L’approche RSE pour chaque métier se fait donc de façon pragmatique, même s’il s’agit à chaque fois de contribuer à un habitat responsable pour un avenir durable avec les nouveaux produits proposés. Pour ce qui concerne les isolants, par exemple, notre point de départ était d’identifier les gisements exploitables pour produire les volumes importants dont le marché a besoin. C’est à la suite de cette réflexion que nous avons initié une approche basée sur le recyclage de bouteilles en plastique et que nous cherchons à en faire de même en recyclant des textiles. Ici, l’enjeu est simple : alors que plus de 800 000 tonnes de vêtements arrivent sur le marché en France tous les ans, seules 250 000 tonnes de produits usagés sont collectées et triées – dont 93 % sont exportées. Il existe donc un réel gisement à exploiter pour être en mesure de concurrencer les isolants traditionnels.
Nos ambitions dans ce domaine se traduiront par l’étoffement de l’équipe dédiée au métier isolation – sachant qu’une dizaine de personnes présentes au siège œuvre déjà de son côté autour de notre cœur de métier. Nous projetons ainsi de remonter la filière isolation en compagnie de l’association Tremplin, basée à Bourg-en-Bresse, en structurant au premier semestre 2025 un centre de tri couvrant l’agglomération lyonnaise et qui sera le premier en France à ne rien exporter dès sa mise en place.
Et quelles sont vos perspectives alors que s’achève votre projet d’entreprise défini en 2019 ?
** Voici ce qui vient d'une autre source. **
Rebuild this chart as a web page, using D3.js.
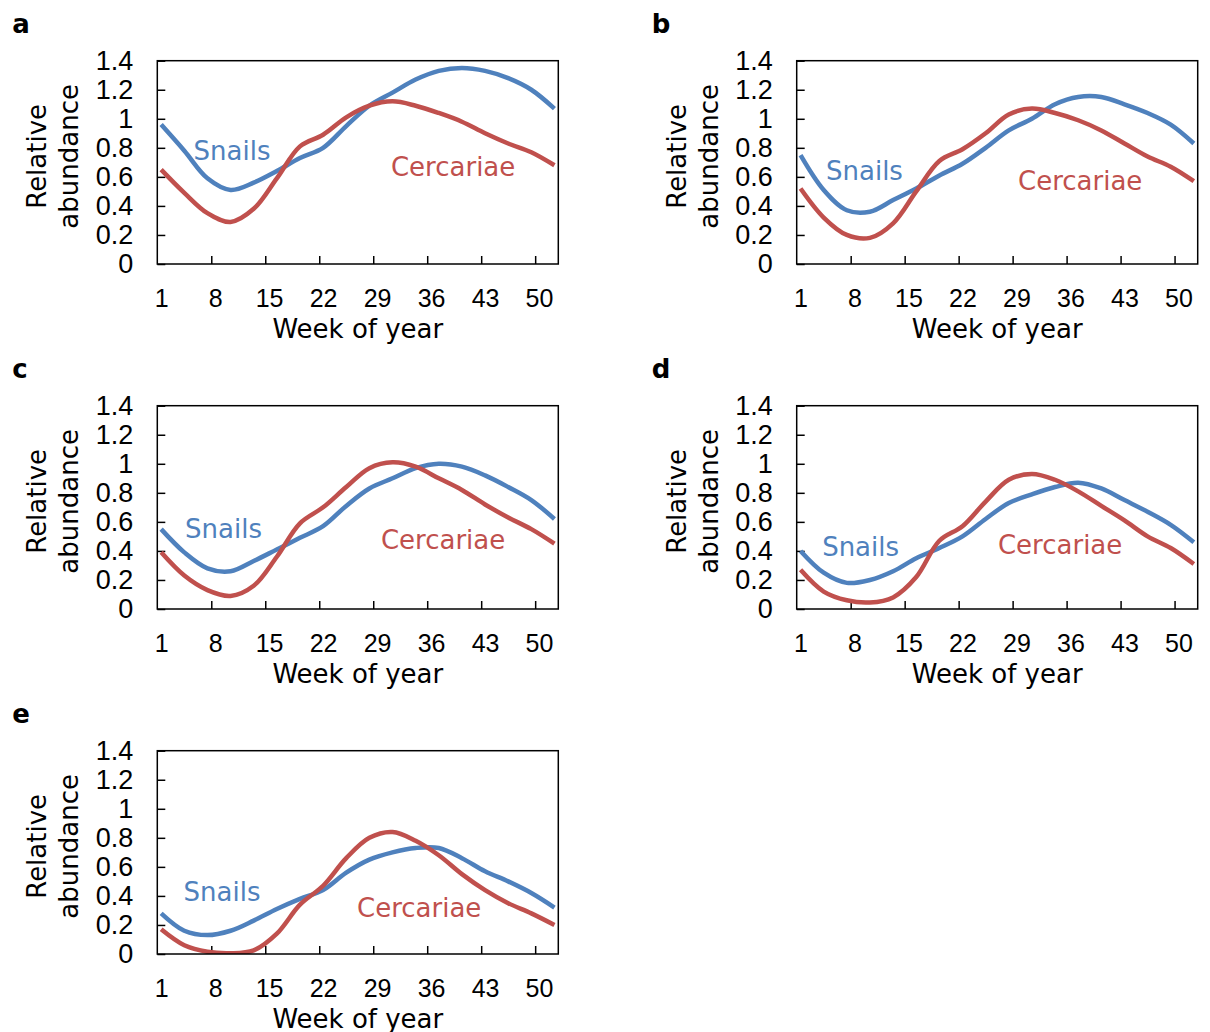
<!DOCTYPE html>
<html lang="en">
<head>
    <meta charset="utf-8">
    <title>Snails and cercariae</title>
    <style>
        html, body {margin: 0;padding: 0;background: #fff;}
        svg {display: block;font-family: "DejaVu Sans", Verdana, sans-serif;}
        .tick text {fill: #000;}
        .yaxis .tick text {font-size: 27px;}
        .xaxis .tick text {font-size: 25px;}
        .axis path.domain {display: none;}
        .axis line {stroke: #000;stroke-width: 1.5;}
        .frame {fill: none;stroke: #000;stroke-width: 1.5;}
        .curve {fill: none;stroke-width: 4.5;stroke-linejoin: round;stroke-linecap: butt;}
    </style>
</head>
<body>
<div id="chart"></div>
<script src="https://cdnjs.cloudflare.com/ajax/libs/d3/7.8.5/d3.min.js"></script>
<script>
  var weeks = [1, 4, 7, 10, 13, 16, 19, 22, 25, 28, 31, 34, 37, 40, 43, 46, 49, 52];

  var snailsA = [0.96, 0.78, 0.59, 0.51, 0.56, 0.64, 0.73, 0.80, 0.95, 1.09, 1.18, 1.27, 1.33, 1.35, 1.33, 1.28, 1.20, 1.07];
  var cercA   = [0.65, 0.49, 0.35, 0.29, 0.38, 0.59, 0.81, 0.89, 1.01, 1.09, 1.12, 1.09, 1.04, 0.98, 0.90, 0.83, 0.77, 0.68];

  var snailsB = [0.75, 0.51, 0.37, 0.36, 0.44, 0.52, 0.61, 0.69, 0.80, 0.92, 1.00, 1.10, 1.15, 1.15, 1.10, 1.04, 0.96, 0.83];
  var cercB   = [0.52, 0.32, 0.20, 0.18, 0.28, 0.50, 0.71, 0.79, 0.90, 1.03, 1.07, 1.04, 0.99, 0.92, 0.83, 0.74, 0.67, 0.57];

  var snailsC = [0.55, 0.39, 0.28, 0.26, 0.33, 0.41, 0.49, 0.57, 0.71, 0.83, 0.90, 0.97, 1.00, 0.98, 0.92, 0.84, 0.75, 0.62];
  var cercC   = [0.39, 0.23, 0.13, 0.09, 0.16, 0.36, 0.59, 0.70, 0.84, 0.97, 1.01, 0.98, 0.90, 0.82, 0.72, 0.63, 0.55, 0.45];

  var snailsD = [0.40, 0.25, 0.18, 0.20, 0.26, 0.35, 0.42, 0.50, 0.62, 0.73, 0.79, 0.84, 0.87, 0.83, 0.75, 0.67, 0.58, 0.46];
  var cercD   = [0.27, 0.12, 0.06, 0.045, 0.08, 0.22, 0.47, 0.57, 0.74, 0.89, 0.93, 0.89, 0.81, 0.71, 0.61, 0.50, 0.42, 0.31];

  var snailsE = [0.28, 0.16, 0.13, 0.16, 0.23, 0.31, 0.38, 0.44, 0.56, 0.65, 0.70, 0.73, 0.73, 0.66, 0.57, 0.50, 0.42, 0.32];
  var cercE   = [0.17, 0.06, 0.015, 0.005, 0.025, 0.14, 0.34, 0.47, 0.66, 0.80, 0.84, 0.78, 0.68, 0.55, 0.44, 0.35, 0.28, 0.20];

  var panelLetters = ['a', 'b', 'c', 'd', 'e'];
  var snailSeries = [snailsA, snailsB, snailsC, snailsD, snailsE];
  var cercSeries = [cercA, cercB, cercC, cercD, cercE];

  var xTickLabels = [1, 8, 15, 22, 29, 36, 43, 50];
  var xTickMarks = [7.5, 14.5, 21.5, 28.5, 35.5, 42.5, 49.5];
  var yTicks = [0, 0.2, 0.4, 0.6, 0.8, 1, 1.2, 1.4];

  var seriesNames = ['Snails', 'Cercariae'];
  var colors = ['#4F81BD', '#C0504D'];

  // where the in-plot labels sit: [week, value] of the text's left/middle
  var labelSpots = [
    [[5.2, 0.78], [30.8, 0.67]],
    [[4.3, 0.645], [29.2, 0.575]],
    [[4.1, 0.55], [29.5, 0.48]],
    [[3.8, 0.43], [26.6, 0.44]],
    [[3.9, 0.43], [26.4, 0.32]]
  ];

  var W = 1210, H = 1032;
  var plotW = 401, plotH = 203.3;

  var svg = d3.select('#chart').append('svg')
    .attr('width', W)
    .attr('height', H);

  var x = d3.scaleLinear().domain([0.5, 52.5]).range([0, plotW]);
  var y = d3.scaleLinear().domain([0, 1.4]).range([plotH, 0]);

  var line = d3.line()
    .x(function (d) { return x(d[0]); })
    .y(function (d) { return y(d[1]); })
    .curve(d3.curveCatmullRom.alpha(0.5));

  panelLetters.forEach(function (letter, i) {
    var col = i % 2, row = Math.floor(i / 2);
    var left = 157.3 + col * 639.4, top = 60.7 + row * 345;
    var g = svg.append('g').attr('transform', 'translate(' + left + ',' + top + ')');

    svg.append('text')
      .attr('x', left - 145)
      .attr('y', top - 28)
      .attr('font-size', 26)
      .attr('font-weight', 'bold')
      .text(letter);

    g.append('clipPath').attr('id', 'clip-' + letter)
      .append('rect').attr('width', plotW).attr('height', plotH);

    // y axis, ticks pointing in
    g.append('g').attr('class', 'axis yaxis')
      .call(d3.axisLeft(y).tickValues(yTicks).tickSize(-8).tickPadding(24)
        .tickFormat(function (d) { return String(+d.toFixed(1)); }));

    // x labels centred on weeks, tick marks between categories
    g.append('g').attr('class', 'axis xaxis')
      .attr('transform', 'translate(0,' + plotH + ')')
      .call(d3.axisBottom(x).tickValues(xTickLabels).tickSize(0).tickPadding(25));
    g.append('g').attr('class', 'axis')
      .attr('transform', 'translate(0,' + plotH + ')')
      .call(d3.axisBottom(x).tickValues(xTickMarks).tickSize(-8).tickFormat(''));

    var series = [snailSeries[i], cercSeries[i]];
    series.forEach(function (vals, k) {
      g.append('path')
        .attr('class', 'curve')
        .attr('clip-path', 'url(#clip-' + letter + ')')
        .attr('stroke', colors[k])
        .attr('d', line(weeks.map(function (w, j) { return [w, vals[j]]; })));
    });

    g.append('rect').attr('class', 'frame').attr('width', plotW).attr('height', plotH);

    labelSpots[i].forEach(function (p, k) {
      g.append('text')
        .attr('x', x(p[0]))
        .attr('y', y(p[1]))
        .attr('dy', '0.36em')
        .attr('font-size', 26)
        .attr('fill', colors[k])
        .text(seriesNames[k]);
    });

    g.append('text')
      .attr('x', plotW / 2)
      .attr('y', plotH + 74)
      .attr('text-anchor', 'middle')
      .attr('font-size', 26)
      .text('Week of year');

    var yt = g.append('text')
      .attr('transform', 'translate(-111,' + (plotH / 2 - 6) + ') rotate(-90)')
      .attr('text-anchor', 'middle')
      .attr('font-size', 26);
    yt.append('tspan').attr('x', 0).attr('y', 0).text('Relative');
    yt.append('tspan').attr('x', 0).attr('y', 32).text('abundance');
  });
</script>
</body>
</html>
Dans la décennie à venir, les isolants biosourcés devraient représenter jusqu’à 50 % de nos revenus. Telle est notre ambition car il existe de belles opportunités de marché, en France comme dans nos pays voisins. Cette activité, qui représente actuellement 12 millions d’euros de chiffre d’affaires, devrait déjà en générer plus de 60 dans les deux ou trois prochaines années.
En parallèle, nous affichons de fortes ambitions à l’international. Nous sommes principalement déployés en Espagne, en Allemagne et au Portugal, mais nous cherchons à nous développer au Royaume-Uni, en Pologne et dans les pays de l’Est, afin d’y accroître nos performances en étant présents localement. Nous ciblons aussi l’Afrique, avec un projet d’usine au Maroc qui devrait compléter notre maillage du Maghreb en complément de notre installation en Algérie. Et à plus moyen terme, nous chercherons à nous déployer sur le continent américain.
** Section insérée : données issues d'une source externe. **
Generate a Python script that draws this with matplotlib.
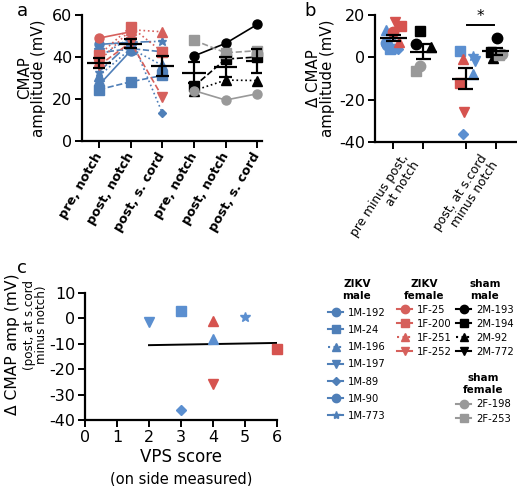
import numpy as np
import matplotlib
matplotlib.use('Agg')
import matplotlib.pyplot as plt
from matplotlib.lines import Line2D

plt.rcParams['font.family'] = ['DejaVu Sans']
plt.rcParams['axes.unicode_minus'] = False

# mice, groups and styles
mice = ['1M-192', '1M-24', '1M-196', '1M-197', '1M-89', '1M-90', '1M-773',
        '1F-25', '1F-200', '1F-251', '1F-252',
        '2M-193', '2M-194', '2M-92', '2M-772',
        '2F-198', '2F-253']
group = ['zm'] * 7 + ['zf'] * 4 + ['sm'] * 4 + ['sf'] * 2
marker = ['o', 's', '^', 'v', 'D', 'o', '*',
          'o', 's', '^', 'v',
          'o', 's', '^', 'v',
          'o', 's']
lstyle = ['-', '--', ':', '--', ':', '-', '-.',
          '-', ':', ':', '--',
          '-', '--', ':', '-',
          '-', '--']
leg_style = ['-', '-', ':', '-', '-', '-', '-',
             '-', '-', ':', '-',
             '-', '-', ':', '-',
             '-', '-']

# panel a: CMAP amplitude (mV)
a_pre = [46, 24.5, 31, 42, 40, 26.7, 33, 49, 41, 38, 36,
         40.5, 26, 24, np.nan, 24, 48]
a_post = [47, 28.2, 44, 44, 49.3, 43, 47, 52, 54.4, 53, 47,
          46.5, 39, 29, np.nan, 19.5, 42]
a_scord = [np.nan, 31.2, 36, 42.5, 13.3, np.nan, 47.5, np.nan, 42.4, 52, 21,
           55.5, 40, 28.8, np.nan, 22.5, 43]
a_cats = ['pre, notch', 'post, notch', 'post, s. cord'] * 2

# panel b: delta CMAP (mV)
b_notch = [7, 4, 12.9, 4, 4, 6, 10.5, 12, 14.8, 7.4, 16.8,
           6.1, 12.6, 4.7, np.nan, -4.1, -6.3]
b_scord = [np.nan, 3, -8, -1.5, -36, np.nan, 0.5, np.nan, -12, -1, -26,
           9.3, 2.7, -0.5, np.nan, 1.5, 1.2]
b_jit_notch = [-0.25, -0.1, -0.25, 0.05, 0.15, -0.2, -0.05, 0.0, 0.25, 0.2, 0.05,
               -0.25, -0.1, 0.25, 0, -0.1, -0.25]
b_jit_scord = [0, -0.2, 0.25, 0.3, -0.1, 0, 0.25, 0, -0.2, -0.1, -0.05,
               0.05, -0.15, -0.1, 0, 0.2, 0.1]
b_labels = ['pre minus post,\nat notch', 'post, at s.cord\nminus notch']

# panel c: VPS score (ZIKV mice with a spinal cord recording)
vps = [np.nan, 3, 4, 2, 3, np.nan, 5, np.nan, 6, 4, 4,
       np.nan, np.nan, np.nan, np.nan, np.nan, np.nan]

colors = {'zm': '#4f7fb8', 'zf': '#d6605c', 'sm': '#000000', 'sf': '#999999'}
pt_colors = {'zm': '#5b8fd0', 'zf': '#d6534f', 'sm': '#000000', 'sf': '#999999'}

W, H = 517, 486
fig = plt.figure(figsize=(W / 100, H / 100), dpi=100)


def box(l, t, r, b):
    return [l / W, 1 - b / H, (r - l) / W, (b - t) / H]


def style_axes(ax):
    for s in ['top', 'right']:
        ax.spines[s].set_visible(False)
    for s in ['left', 'bottom']:
        ax.spines[s].set_linewidth(1.6)
    ax.tick_params(width=1.4, length=5, labelsize=11.5, pad=2)


def mean_sem(ax, x, vals, wm, wc):
    v = np.array(vals, dtype=float)
    v = v[~np.isnan(v)]
    m = v.mean()
    se = v.std(ddof=1) / np.sqrt(len(v))
    kw = dict(color='k', lw=1.6, zorder=5, solid_capstyle='butt')
    ax.plot([x - wm, x + wm], [m, m], **kw)
    ax.plot([x, x], [m - se, m + se], **kw)
    ax.plot([x - wc, x + wc], [m + se, m + se], **kw)
    ax.plot([x - wc, x + wc], [m - se, m - se], **kw)


z = [i for i in range(len(mice)) if group[i] in ('zm', 'zf')]
s = [i for i in range(len(mice)) if group[i] in ('sm', 'sf')]

# ---- panel a
ax = fig.add_axes(box(82, 15, 262, 141))
style_axes(ax)
for i in range(len(mice)):
    g = group[i]
    xs = [0, 1, 2] if g in ('zm', 'zf') else [3, 4, 5]
    ax.plot(xs, [a_pre[i], a_post[i], a_scord[i]], color=colors[g], ls=lstyle[i],
            marker=marker[i], ms=6.5 if marker[i] != 'D' else 4.5, lw=1.2,
            clip_on=False)
for k, arr in enumerate([a_pre, a_post, a_scord]):
    mean_sem(ax, k, [arr[i] for i in z], 0.37, 0.2)
    mean_sem(ax, k + 3, [arr[i] for i in s], 0.37, 0.2)
ax.set_xlim(-0.54, 5.15)
ax.set_ylim(0, 60)
ax.set_yticks([0, 20, 40, 60])
ax.set_xticks(range(6))
ax.set_xticklabels(a_cats, rotation=60, ha='right', va='center',
                   rotation_mode='anchor', fontweight='bold', fontsize=9.2)
ax.tick_params(axis='x', pad=4)
ax.set_ylabel('CMAP\namplitude (mV)', fontsize=10.8, linespacing=0.95, labelpad=4)
fig.text(22 / W, 1 - 11 / H, 'a', fontsize=13, ha='center', va='center')

# ---- panel b
axb = fig.add_axes(box(375, 15, 517, 142))
style_axes(axb)
pos = [0, 1, 2.4, 3.4]
for i in range(len(mice)):
    g = group[i]
    base = 0 if g in ('zm', 'zf') else 1
    ms = 7.5 if marker[i] != 'D' else 5.5
    axb.plot(pos[base] + b_jit_notch[i], b_notch[i], marker=marker[i], ms=ms,
             color=pt_colors[g], ls='none')
    axb.plot(pos[base + 2] + b_jit_scord[i], b_scord[i], marker=marker[i], ms=ms,
             color=pt_colors[g], ls='none')
mean_sem(axb, pos[0], [b_notch[i] for i in z], 0.45, 0.25)
mean_sem(axb, pos[1], [b_notch[i] for i in s], 0.45, 0.25)
mean_sem(axb, pos[2], [b_scord[i] for i in z], 0.45, 0.25)
mean_sem(axb, pos[3], [b_scord[i] for i in s], 0.45, 0.25)
axb.plot([pos[2] + 0.05, pos[3] - 0.05], [15.2, 15.2], color='k', lw=1.4)
axb.text((pos[2] + pos[3]) / 2, 15.8, '*', ha='center', va='bottom', fontsize=11)
axb.set_xlim(-0.6, 4.1)
axb.set_ylim(-40, 20)
axb.set_yticks([-40, -20, 0, 20])
axb.set_xticks(pos)
axb.set_xticklabels([])
axb.set_xticks([0.6, 3.2], minor=True)
axb.set_xticklabels(b_labels, minor=True, rotation=57, ha='right', va='center',
                    rotation_mode='anchor', fontsize=8.8, linespacing=0.95)
axb.tick_params(axis='x', which='minor', length=0, pad=12)
axb.set_ylabel('Δ CMAP\namplitude (mV)', fontsize=10.8, linespacing=0.95, labelpad=3)
fig.text(310 / W, 1 - 11 / H, 'b', fontsize=13, ha='center', va='center')

# ---- panel c
axc = fig.add_axes(box(85, 293, 277, 420))
style_axes(axc)
cx, cy = [], []
for i in range(len(mice)):
    if np.isnan(vps[i]):
        continue
    g = group[i]
    axc.plot(vps[i], b_scord[i], marker=marker[i], ms=7.5 if marker[i] != 'D' else 5.5,
             color=pt_colors[g], ls='none', clip_on=False, zorder=4)
    cx.append(vps[i])
    cy.append(b_scord[i])
k, b0 = np.polyfit(cx, cy, 1)
xf = np.array([min(cx), max(cx)])
axc.plot(xf, k * xf + b0, color='k', lw=1.4)
axc.set_xlim(0, 6)
axc.set_ylim(-40, 10)
axc.set_xticks(range(7))
axc.set_yticks([-40, -30, -20, -10, 0, 10])
axc.set_xlabel('VPS score', fontsize=12, labelpad=2)
fig.text(181 / W, 1 - 479 / H, '(on side measured)', fontsize=10.5, ha='center',
         va='center')
fig.text(13 / W, 1 - 344 / H, 'Δ CMAP amp (mV)', fontsize=11.2, rotation=90,
         ha='center', va='center')
fig.text(35 / W, 1 - 325 / H, '(post, at s.cord\nminus notch)', fontsize=8.6,
         rotation=90, ha='center', va='center', linespacing=0.9)
fig.text(22 / W, 1 - 268 / H, 'c', fontsize=13, ha='center', va='center')


# ---- legend
def handles(idx, g):
    return [Line2D([0], [0], color=colors[g], ls=leg_style[i], marker=marker[i],
                   ms=6 if marker[i] != 'D' else 4.5, lw=1.5) for i in idx]


def leg(g, title, x, y, spacing):
    idx = [i for i in range(len(mice)) if group[i] == g]
    L = fig.legend(handles(idx, g), [mice[i] for i in idx], title=title,
                   loc='upper left', bbox_to_anchor=(x / W, 1 - y / H),
                   frameon=False, fontsize=7.2, handlelength=1.5,
                   handletextpad=0.5, labelspacing=spacing, borderpad=0,
                   borderaxespad=0,
                   title_fontproperties={'weight': 'bold', 'size': 7.5})
    L.get_title().set_multialignment('center')
    return L


leg('zm', 'ZIKV\nmale', 328, 279, 0.72)
leg('zf', 'ZIKV\nfemale', 397, 279, 0.4)
leg('sm', 'sham\nmale', 456, 279, 0.4)
leg('sf', 'sham\nfemale', 456, 373, 0.45)

fig.savefig('out.png', dpi=100)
Nous avions d’ailleurs dévoilé ces projets de croissance – menés en interne ou par le biais d’acquisitions – au printemps 2023, lorsque nous avons ouvert notre capital à un trio d’investisseurs minoritaires, GEI, BNP Paribas Développement et Bpifrance. Ce fut aussi l’occasion d’y associer notre équipe de direction, dans une optique de fidélisation des talents en interne. L’étape suivante se décide en ce moment : nous sommes en train d’élaborer notre projet à horizon 2028, avec l’ambition renouvelée de devenir un acteur impactant de l’habitat responsable.